Lange v Atkinson [1997] 2 NZLR 22 (HC), [1998] 3 NZLR 424 (CA), [2000] 1 NZLR 257 (PC), [2000] 3 NZLR 385 is a cited case in New Zealand regarding defamation claims in tort.

==Background==
Joe Atkinson, a political columnist, wrote an article critical of former prime minister David Lange and the 4th Labour Government which was published in the October 1995 issue of North & South magazine.

Lange found the article defamatory, and sued Atkinson, and the magazine's publisher ACP for defamation, upon which they filed a defence of qualified privilege.

Lange spent the next 4 years trying to get their defence struck out.

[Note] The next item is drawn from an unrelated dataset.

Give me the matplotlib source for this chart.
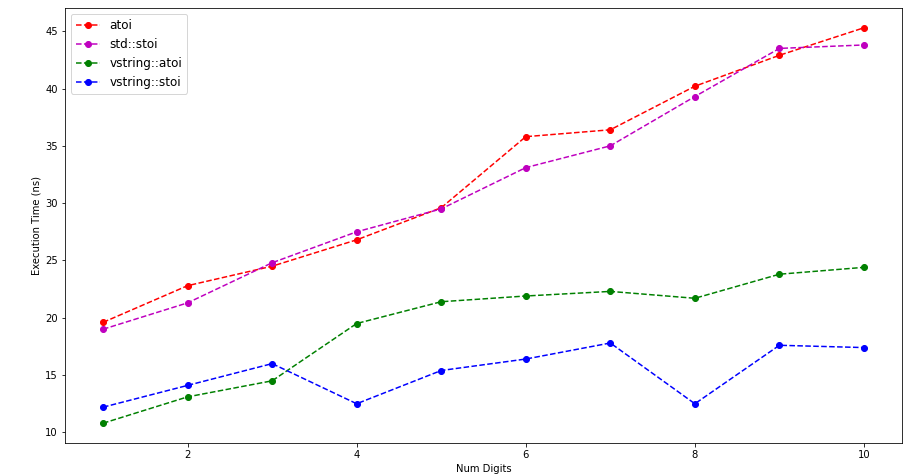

The Court of Appeal's final hearing in Lange v Atkinson (No. 2) remains the leading case on the law of qualified privilege in New Zealand and affirmed that qualified privilege extends to publications concerning the conduct of publicly elected officeholders and those seeking such office.

==See also==
Besides featuring in NZ case law for defamation, David Lange also featured in Australian defamation case law in Lange v Australian Broadcasting Corporation (1997) 189 CLR 520; 145 ALR 96 (HCA).